Return the whole listing, line for line, without the pictures in it.

### Raw data:
━━━━━━━━━━━━━━━━

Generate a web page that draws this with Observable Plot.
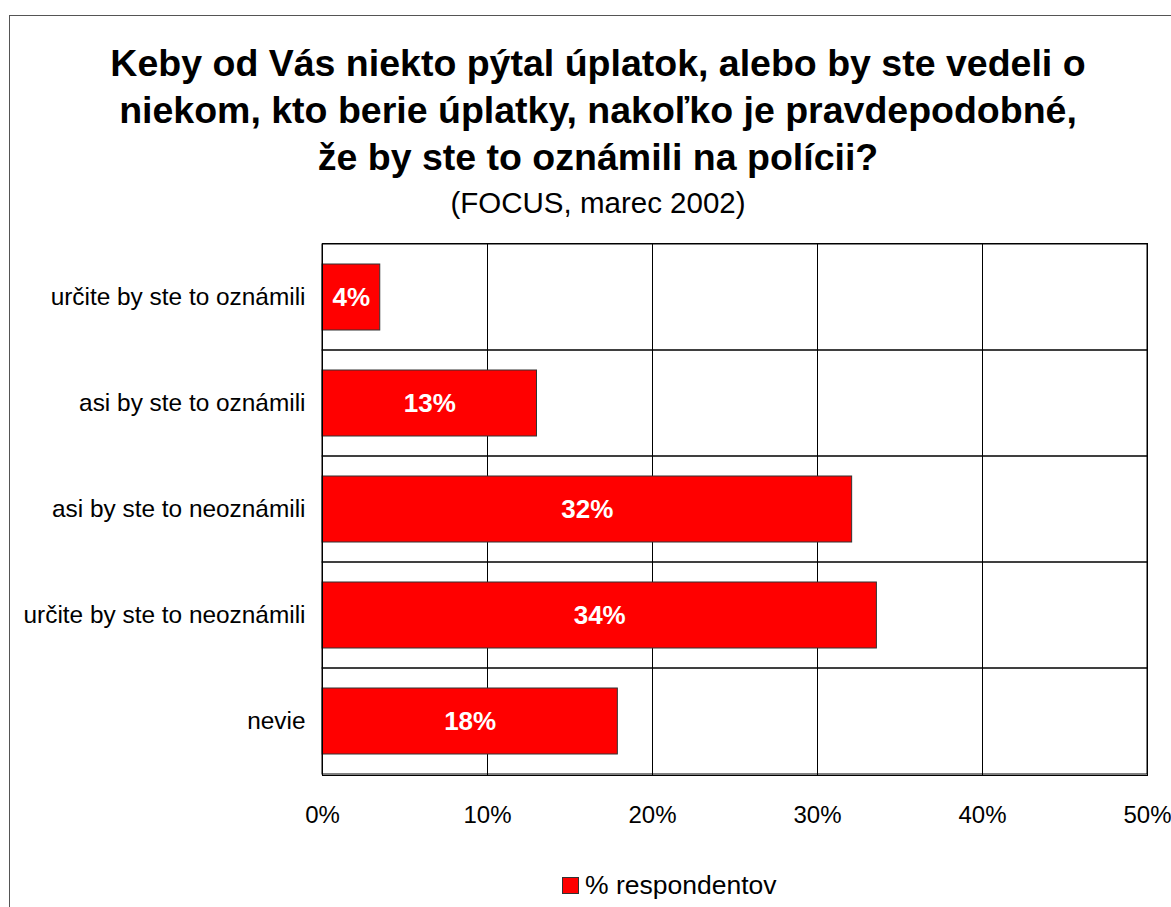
<!DOCTYPE html>
<html>
<head>
<meta charset="utf-8">
<script src="https://cdn.jsdelivr.net/npm/d3@7"></script>
<script src="https://cdn.jsdelivr.net/npm/@observablehq/plot@0.6"></script>
<style>
  html, body { margin: 0; padding: 0; background: #fff; }
  body { font-family: "Liberation Sans", Arial, sans-serif; }
  #wrap { position: relative; width: 1171px; height: 907px; overflow: hidden; background: #fff; }
  #border { position: absolute; left: 9px; top: 15px; width: 1400px; height: 1200px; border: 1px solid #555; box-sizing: border-box; }
  .tl { position: absolute; left: 0; width: 1196px; text-align: center; color: #000; white-space: nowrap; }
  .title { font-size: 37.5px; font-weight: bold; line-height: 37.5px; }
  .sub { font-size: 29.5px; line-height: 29.5px; }
  #chart { position: absolute; left: 0; top: 0; }
  #legend { position: absolute; left: 562px; top: 872px; font-size: 26.5px; line-height: 26.5px; white-space: nowrap; }
  #legend .sw { display: inline-block; width: 15px; height: 15px; background: #ff0000; border: 1px solid #333; vertical-align: baseline; margin-right: 6px; }
</style>
</head>
<body>
<div id="wrap">
  <div id="border"></div>
  <div id="chart"></div>
  <div class="tl title" id="t1" style="top:45px"></div>
  <div class="tl title" id="t2" style="top:92px"></div>
  <div class="tl title" id="t3" style="top:139px"></div>
  <div class="tl sub" id="st" style="top:188px"></div>
  <div id="legend"><span class="sw"></span><span id="legtext"></span></div>
</div>
<script>
const titleLines = [
  "Keby od Vás niekto pýtal úplatok, alebo by ste vedeli o",
  "niekom, kto berie úplatky, nakoľko je pravdepodobné,",
  "že by ste to oznámili na polícii?"
];
const subtitle = "(FOCUS, marec 2002)";
const seriesName = "% respondentov";
const categories = [
  "určite by ste to oznámili",
  "asi by ste to oznámili",
  "asi by ste to neoznámili",
  "určite by ste to neoznámili",
  "nevie"
];
const values = [3.5, 13.0, 32.1, 33.6, 17.9];
const labels = ["4%", "13%", "32%", "34%", "18%"];
const xTicks = [0, 10, 20, 30, 40, 50];

document.getElementById("t1").textContent = titleLines[0];
document.getElementById("t2").textContent = titleLines[1];
document.getElementById("t3").textContent = titleLines[2];
document.getElementById("st").textContent = subtitle;
document.getElementById("legtext").textContent = seriesName;

const data = categories.map((c, i) => ({cat: c, value: values[i], label: labels[i]}));

const chart = Plot.plot({
  width: 1171,
  height: 907,
  marginLeft: 322,
  marginRight: 24,
  marginTop: 243,
  marginBottom: 132,
  style: {background: "transparent", fontFamily: "'Liberation Sans', Arial, sans-serif", color: "#000", overflow: "visible"},
  x: {domain: [0, 50], ticks: xTicks},
  y: {type: "band", domain: categories, padding: 0},
  marks: [
    Plot.barX(categories, {x1: 0, x2: 50, y: d => d, fill: "none", stroke: "#000", strokeWidth: 1}),
    Plot.ruleX(xTicks.filter(t => t > 0 && t < 50), {stroke: "#000", strokeWidth: 1}),
    Plot.barX(data, {x: "value", y: "cat", fill: "#ff0000", stroke: "#333", strokeWidth: 1, insetTop: 20, insetBottom: 20}),
    Plot.text(data, {x: d => d.value / 2, y: "cat", text: "label", fill: "#fff", fontWeight: "bold", fontSize: 26}),
    Plot.frame({stroke: "#000", strokeWidth: 1}),
    Plot.axisX({ticks: xTicks, tickFormat: d => d + "%", tickSize: 0, tickPadding: 30, fontSize: 24, label: null}),
    Plot.axisY({tickSize: 0, tickPadding: 17, fontSize: 24.4, label: null})
  ]
});
document.getElementById("chart").appendChild(chart);
</script>
</body>
</html>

━━━━━━━━━━━━━━━━

### Answer in full:
Generate a web page that draws this with Observable Plot.
<!DOCTYPE html>
<html>
<head>
<meta charset="utf-8">
<script src="https://cdn.jsdelivr.net/npm/d3@7"></script>
<script src="https://cdn.jsdelivr.net/npm/@observablehq/plot@0.6"></script>
<style>
  html, body { margin: 0; padding: 0; background: #fff; }
  body { font-family: "Liberation Sans", Arial, sans-serif; }
  #wrap { position: relative; width: 1171px; height: 907px; overflow: hidden; background: #fff; }
  #border { position: absolute; left: 9px; top: 15px; width: 1400px; height: 1200px; border: 1px solid #555; box-sizing: border-box; }
  .tl { position: absolute; left: 0; width: 1196px; text-align: center; color: #000; white-space: nowrap; }
  .title { font-size: 37.5px; font-weight: bold; line-height: 37.5px; }
  .sub { font-size: 29.5px; line-height: 29.5px; }
  #chart { position: absolute; left: 0; top: 0; }
  #legend { position: absolute; left: 562px; top: 872px; font-size: 26.5px; line-height: 26.5px; white-space: nowrap; }
  #legend .sw { display: inline-block; width: 15px; height: 15px; background: #ff0000; border: 1px solid #333; vertical-align: baseline; margin-right: 6px; }
</style>
</head>
<body>
<div id="wrap">
  <div id="border"></div>
  <div id="chart"></div>
  <div class="tl title" id="t1" style="top:45px"></div>
  <div class="tl title" id="t2" style="top:92px"></div>
  <div class="tl title" id="t3" style="top:139px"></div>
  <div class="tl sub" id="st" style="top:188px"></div>
  <div id="legend"><span class="sw"></span><span id="legtext"></span></div>
</div>
<script>
const titleLines = [
  "Keby od Vás niekto pýtal úplatok, alebo by ste vedeli o",
  "niekom, kto berie úplatky, nakoľko je pravdepodobné,",
  "že by ste to oznámili na polícii?"
];
const subtitle = "(FOCUS, marec 2002)";
const seriesName = "% respondentov";
const categories = [
  "určite by ste to oznámili",
  "asi by ste to oznámili",
  "asi by ste to neoznámili",
  "určite by ste to neoznámili",
  "nevie"
];
const values = [3.5, 13.0, 32.1, 33.6, 17.9];
const labels = ["4%", "13%", "32%", "34%", "18%"];
const xTicks = [0, 10, 20, 30, 40, 50];

document.getElementById("t1").textContent = titleLines[0];
document.getElementById("t2").textContent = titleLines[1];
document.getElementById("t3").textContent = titleLines[2];
document.getElementById("st").textContent = subtitle;
document.getElementById("legtext").textContent = seriesName;

const data = categories.map((c, i) => ({cat: c, value: values[i], label: labels[i]}));

const chart = Plot.plot({
  width: 1171,
  height: 907,
  marginLeft: 322,
  marginRight: 24,
  marginTop: 243,
  marginBottom: 132,
  style: {background: "transparent", fontFamily: "'Liberation Sans', Arial, sans-serif", color: "#000", overflow: "visible"},
  x: {domain: [0, 50], ticks: xTicks},
  y: {type: "band", domain: categories, padding: 0},
  marks: [
    Plot.barX(categories, {x1: 0, x2: 50, y: d => d, fill: "none", stroke: "#000", strokeWidth: 1}),
    Plot.ruleX(xTicks.filter(t => t > 0 && t < 50), {stroke: "#000", strokeWidth: 1}),
    Plot.barX(data, {x: "value", y: "cat", fill: "#ff0000", stroke: "#333", strokeWidth: 1, insetTop: 20, insetBottom: 20}),
    Plot.text(data, {x: d => d.value / 2, y: "cat", text: "label", fill: "#fff", fontWeight: "bold", fontSize: 26}),
    Plot.frame({stroke: "#000", strokeWidth: 1}),
    Plot.axisX({ticks: xTicks, tickFormat: d => d + "%", tickSize: 0, tickPadding: 30, fontSize: 24, label: null}),
    Plot.axisY({tickSize: 0, tickPadding: 17, fontSize: 24.4, label: null})
  ]
});
document.getElementById("chart").appendChild(chart);
</script>
</body>
</html>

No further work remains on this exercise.